Given exercise
Give the number of lines containing the word "this", and nothing else.

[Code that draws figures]

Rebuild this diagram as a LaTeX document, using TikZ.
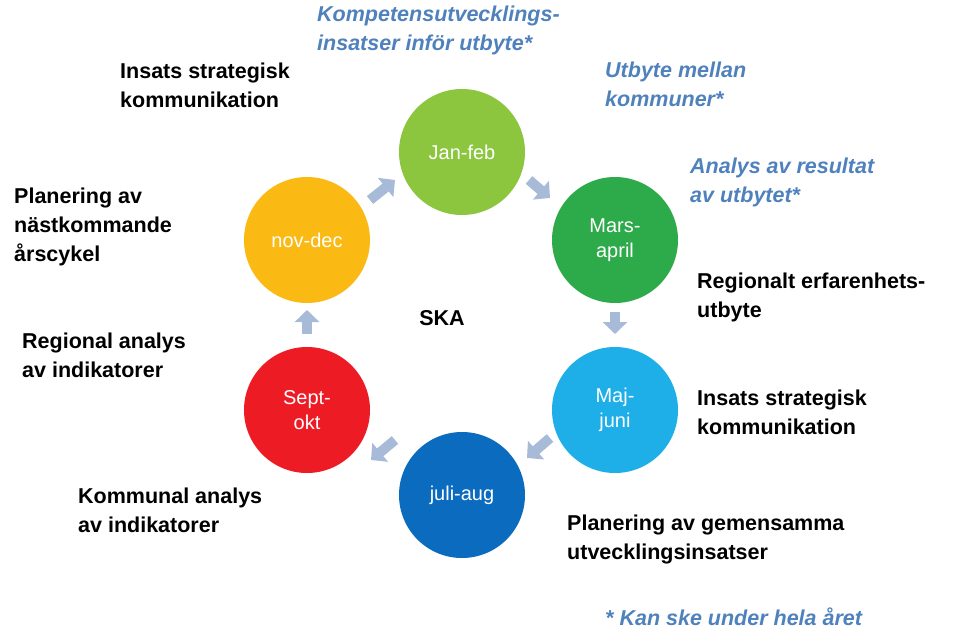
\documentclass[tikz,border=0pt]{standalone}
\usepackage{fontspec}
\setmainfont{Liberation Sans}
\usetikzlibrary{arrows.meta}
\definecolor{cj}{HTML}{8CC63F}
\definecolor{cm}{HTML}{2DAA4A}
\definecolor{cmj}{HTML}{1EAEE8}
\definecolor{cja}{HTML}{0A6BBF}
\definecolor{cs}{HTML}{ED1C24}
\definecolor{cn}{HTML}{FBB913}
\definecolor{arr}{HTML}{A7BAD8}
\definecolor{itb}{HTML}{4F81BD}
\begin{document}
\begin{tikzpicture}[x=1pt,y=-1pt,
  circ/.style={circle,minimum size=126pt,inner sep=0pt,text=white,font=\fontsize{20}{25}\selectfont,align=center},
  lab/.style={font=\bfseries\fontsize{21.5}{29}\selectfont,align=left,anchor=north west,inner sep=0pt},
  ital/.style={font=\bfseries\itshape\fontsize{21.5}{29}\selectfont,align=left,anchor=north west,inner sep=0pt,text=itb},
  blk/.style={draw=arr,line width=10pt,-{Triangle[width=24pt,length=12pt]}}]
\useasboundingbox (0,0) rectangle (970,640);
\node[circ,fill=cj] (a) at (462,152) {Jan-feb};
\node[circ,fill=cm] (b) at (615,240) {Mars-\\april};
\node[circ,fill=cmj] (c) at (615,410) {Maj-\\juni};
\node[circ,fill=cja] (d) at (462,495) {juli-aug};
\node[circ,fill=cs] (e) at (307,410) {Sept-\\okt};
\node[circ,fill=cn] (f) at (307,240) {nov-dec};
\node[font=\bfseries\fontsize{21.5}{25}\selectfont] (s) at (442,318) {SKA};
\coordinate (f1) at (370,200); \coordinate (a1) at (395,180);
\coordinate (a2) at (529,180); \coordinate (b2) at (550,198);
\coordinate (b3) at (615,312); \coordinate (c3) at (615,334);
\coordinate (c4) at (550,438); \coordinate (d4) at (527,458);
\coordinate (d5) at (395,440); \coordinate (e5) at (371,460);
\coordinate (e6) at (307,334); \coordinate (f6) at (307,310);
\draw[blk] (f1)--(a1); \draw[blk] (a2)--(b2); \draw[blk] (b3)--(c3);
\draw[blk] (c4)--(d4); \draw[blk] (d5)--(e5); \draw[blk] (e6)--(f6);
\node[ital] (t1) at (317,6) {Kompetensutvecklings-\\insatser inför utbyte*};
\node[ital] (t2) at (605,62) {Utbyte mellan\\kommuner*};
\node[ital] (t3) at (690,158) {Analys av resultat\\av utbytet*};
\node[lab] (t4) at (120,63) {Insats strategisk\\kommunikation};
\node[lab] (t5) at (14,188) {Planering av\\nästkommande\\årscykel};
\node[lab] (t6) at (22,333) {Regional analys\\av indikatorer};
\node[lab] (t7) at (78,488) {Kommunal analys\\av indikatorer};
\node[lab] (t8) at (697,273) {Regionalt erfarenhets-\\utbyte};
\node[lab] (t9) at (697,390) {Insats strategisk\\kommunikation};
\node[lab] (t10) at (567,515) {Planering av gemensamma\\utvecklingsinsatser};
\node[ital] (t11) at (605,608) {* Kan ske under hela året};
\end{tikzpicture}
\end{document}
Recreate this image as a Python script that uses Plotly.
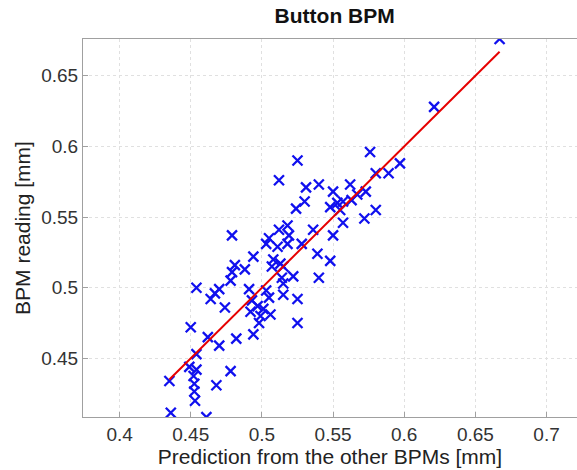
import plotly.graph_objects as go

# Predicted position from the other BPMs [mm]
prediction = [
    0.667, 0.621, 0.576, 0.597, 0.580, 0.589, 0.525, 0.512, 0.562, 0.540,
    0.531, 0.550, 0.573, 0.567, 0.530, 0.548, 0.553, 0.557, 0.563, 0.555,
    0.524, 0.580, 0.572, 0.557, 0.536, 0.518, 0.512, 0.550, 0.479, 0.505,
    0.519, 0.503, 0.518, 0.528, 0.511, 0.539, 0.548, 0.540, 0.494, 0.508,
    0.513, 0.515, 0.507, 0.522, 0.514, 0.515, 0.481, 0.479, 0.488, 0.478,
    0.454, 0.470, 0.467, 0.464, 0.474, 0.491, 0.493, 0.503, 0.505, 0.515,
    0.525, 0.497, 0.501, 0.506, 0.499, 0.498, 0.525, 0.492, 0.450, 0.462,
    0.470, 0.482, 0.494, 0.454, 0.449, 0.454, 0.452, 0.4525, 0.4525, 0.453,
    0.435, 0.478, 0.468, 0.436, 0.461,
]
# Measured BPM reading [mm]
reading = [
    0.676, 0.628, 0.596, 0.588, 0.581, 0.581, 0.590, 0.576, 0.573, 0.573,
    0.571, 0.568, 0.568, 0.566, 0.561, 0.557, 0.560, 0.561, 0.562, 0.555,
    0.556, 0.555, 0.549, 0.546, 0.541, 0.544, 0.541, 0.537, 0.537, 0.535,
    0.537, 0.531, 0.531, 0.531, 0.529, 0.524, 0.519, 0.507, 0.522, 0.520,
    0.517, 0.515, 0.515, 0.508, 0.507, 0.503, 0.516, 0.511, 0.513, 0.505,
    0.500, 0.499, 0.496, 0.492, 0.486, 0.499, 0.491, 0.498, 0.493, 0.495,
    0.492, 0.487, 0.485, 0.481, 0.480, 0.475, 0.475, 0.483, 0.472, 0.465,
    0.459, 0.464, 0.467, 0.453, 0.444, 0.442, 0.4375, 0.432, 0.4265, 0.420,
    0.434, 0.441, 0.431, 0.4115, 0.4084,
]

x_ticks = [0.4, 0.45, 0.5, 0.55, 0.6, 0.65, 0.7]
y_ticks = [0.45, 0.5, 0.55, 0.6, 0.65]

# ideal line (reading = prediction) over the prediction range
line_x = [min(prediction), max(prediction)]
line_y = list(line_x)

FONT = "Liberation Sans, Arial, sans-serif"

fig = go.Figure()
fig.add_trace(go.Scatter(
    x=prediction, y=reading, mode="markers",
    marker=dict(symbol="x-thin", size=10, color="#1010ee",
                line=dict(width=2.3, color="#1010ee")),
    showlegend=False,
))
fig.add_trace(go.Scatter(
    x=line_x, y=line_y, mode="lines",
    line=dict(color="#e60000", width=2),
    showlegend=False,
))

fig.update_layout(
    width=577, height=470,
    margin=dict(l=83, r=0, t=39, b=53),
    paper_bgcolor="white", plot_bgcolor="white",
    font=dict(family=FONT, color="#222222"),
    title=dict(text="<b>Button BPM</b>", x=0.58, xanchor="center",
               y=0.966, yanchor="middle",
               font=dict(size=21, family=FONT, color="#111111")),
)
fig.update_xaxes(
    range=[0.3743, 0.7214], tickvals=x_ticks,
    ticks="inside", ticklen=5, tickcolor="#a0a0a0",
    showline=True, linecolor="#a0a0a0", linewidth=1, mirror=True,
    showgrid=True, gridcolor="#e0e0e0", griddash="dot", gridwidth=1,
    zeroline=False,
    tickfont=dict(size=19, color="#333333"),
    title=dict(text="Prediction from the other BPMs [mm]",
               font=dict(size=21, color="#222222"), standoff=2),
)
fig.update_yaxes(
    range=[0.4085, 0.676], tickvals=y_ticks,
    ticks="inside", ticklen=5, tickcolor="#a0a0a0",
    showline=True, linecolor="#a0a0a0", linewidth=1, mirror=False,
    showgrid=True, gridcolor="#e0e0e0", griddash="dot", gridwidth=1,
    zeroline=False,
    tickfont=dict(size=19, color="#333333"),
    title=dict(text="BPM reading [mm]",
               font=dict(size=21, color="#222222"), standoff=4),
)

fig.write_html("out.html")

Full solution
2